We appreciate the nice comments about our emergency tiller installation on the Island Packet 350. All our current models are configured in the same way.
The added comment regarding a significant fault because of the possible difficulty of rigging an “emergency-emergency tiller,” in the event of loss or breakage, is a bit strong. Is this like criticizing car makers for not providing a “spare-spare tire” in case the one provided is flat?

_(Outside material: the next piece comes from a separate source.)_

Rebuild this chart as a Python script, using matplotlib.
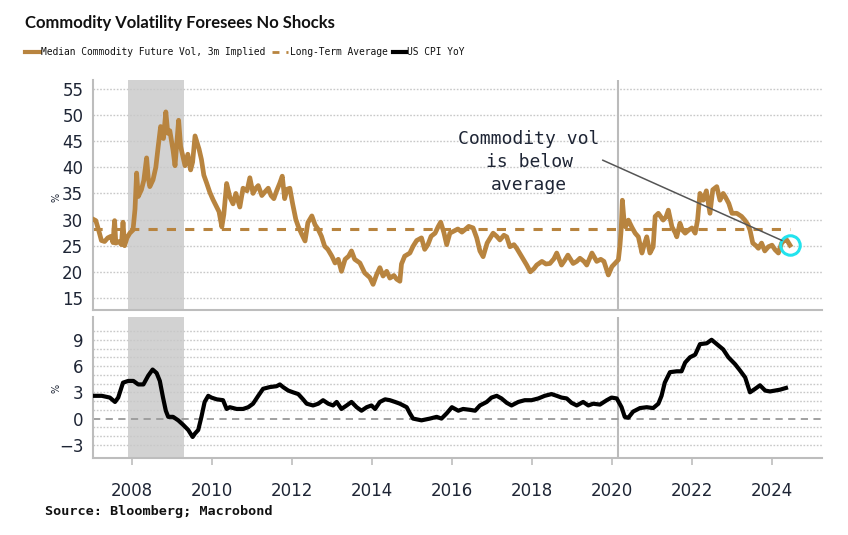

Regardless, your writer overlooked our built-in back-up provision for just such an event. Every Island Packet has a large, well-chamfered hole in the top aft corner of the rudder which allows a bridle attachment of a strong line that can be led to both stern cleats. Trimming these two lines allows helm control, or the rudder can be secured in any position. This hole can be safely accessed from the built-in swim ladder. I do not know of any other builder providing this simple safety device. Robby Robinson and Michael Badham even mention this feature in their recent book, Sailor’s Secrets (“Ace in the Hole,” page 10).
Robert K. Johnson
President, Island Packet Yachts
Where Credit Is Due...
To Ideal Windlass Co. & Ronstan International: “I have been remiss in not reporting two great vendor experiences, stories that give heart to the occasionally disillusioned.
“We purchased an on-deck horizontal windlass for our Bristol 41.1 from Ideal Windlass Co. in East Greenwich, RI. However, when the yard owner, Jeff Curtin in Westerly, attempted to install it, he felt that it would clutter the deck and recommended that with shoring up it should go into the anchor locker. Cliffe Raymond, owner of Ideal Windlass, agreed and redesigned and custom built a vertical windlass that would fit into the locker comfortably. All at no additional cost to us. Bravo.
“We had a couple of boom vangs on our Bristol that were about 15 years old on which the cam cleats had lost their ability to spring back. Unable to find replacement cams (the model was outdated), I contacted Dick Pritchard at Ronstan International in Largo, Florida. At his suggestion, I sent him one of the vangs and he immediately replaced the cam cleat. Again, at no cost to us. Bravo again.”